Times Colonist

Shooter kills four, then himself after mass at Brazil cathedral

- PETER PRENGAMAN and C.H. GARDINER

RIO DE JANEIRO — A man opened fire in a cathedral in southern Brazil after mass on Tuesday, killing four people and wounding four more before taking a bullet in the ribs in a firefight with police and then shooting himself in the head, authoritie­s said.

The shooting happened right after the midday service had ended at the Metropolit­an Cathedral in Campinas, a city about 100 kilometres north of Sao Paulo.

“It’s so sad,” said Wilson Cassante, a press officer with the archdioces­e. “It’s hard to imagine the pain this has caused.”

Hours after paramedics were seen taking bodies and injured out of the church, authoritie­s identified the shooter as 49-year-old Euler Fernando Grandolpho from Valinhos, a nearby city in the state of Sao Paulo.

Grandolpho, a systems analyst, was not a member of the church, authoritie­s said.

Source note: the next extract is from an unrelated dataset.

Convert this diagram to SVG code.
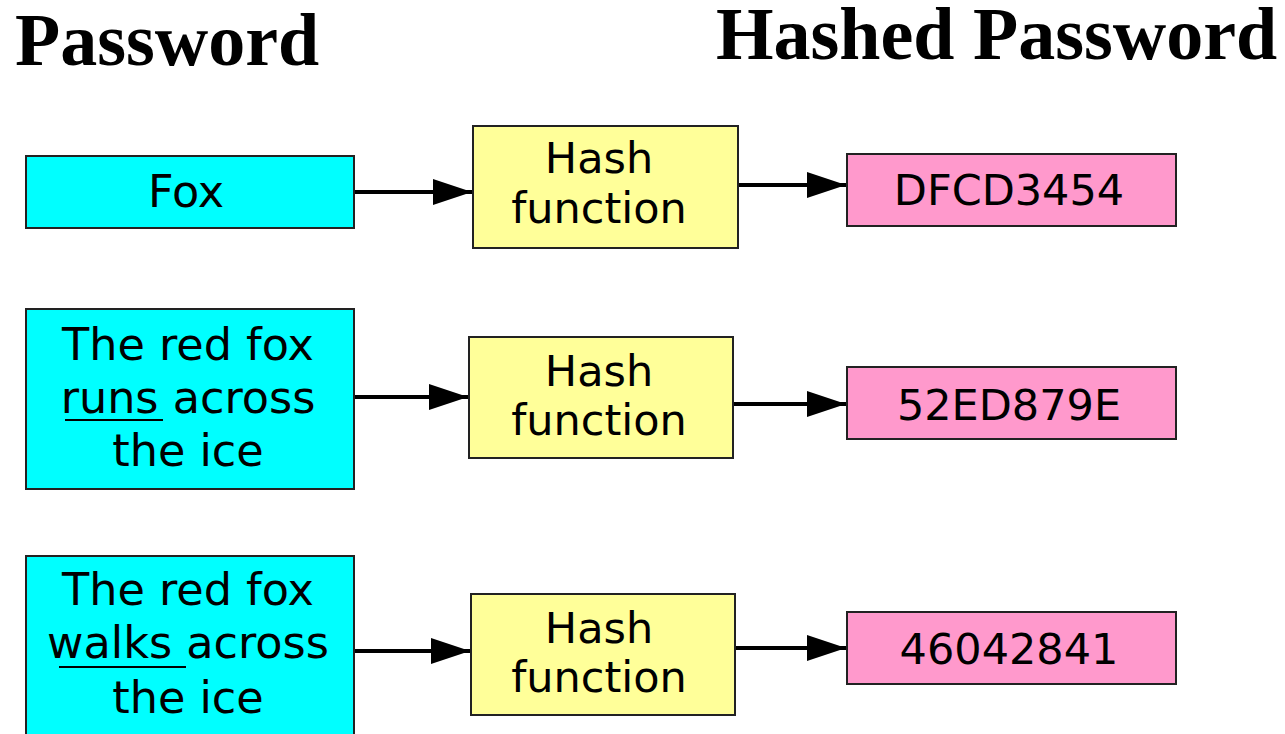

According to public records, he had held various jobs with government entities, including a stint as an assistant to the prosecutor in the public ministry in Sao Paulo.

Authoritie­s said they had not determined a motive. A backpack found near the dead gunman had his identifica­tion but no note or other clues, police investigat­or Jose Henrique Ventura told reporters outside the church.

“Thanks to the interventi­on of police, something much bigger was avoided,” Ventura said, adding that the four injured were in stable condition.

Danielle Coutinho told EPTV that she was sitting in the church chatting after Mass when gunfire began. A man sitting close to her was shot as she and others ran.

“I saw people getting shot. I can’t get it out of my head,” she said in tears. “It was horrible.”

Hamilton Caviola Filho, a police investigat­or, told news portal G1 that authoritie­s had reviewed surveillan­ce footage from inside the cathedral. The shooter “came into the church, sat on a pew, with time to think, and then got up and starting shooting,” Caviola Filho said.

Brazil has long struggled with gun violence, and is routinely the world leader in total homicides, though mass shootings are rare. Last year, nearly 64,000 people were killed. President-elect Jair Bolsonaro, a former army captain, campaigned on promises to crack down on violence, in part by loosening gun laws so more civilians could arm themselves.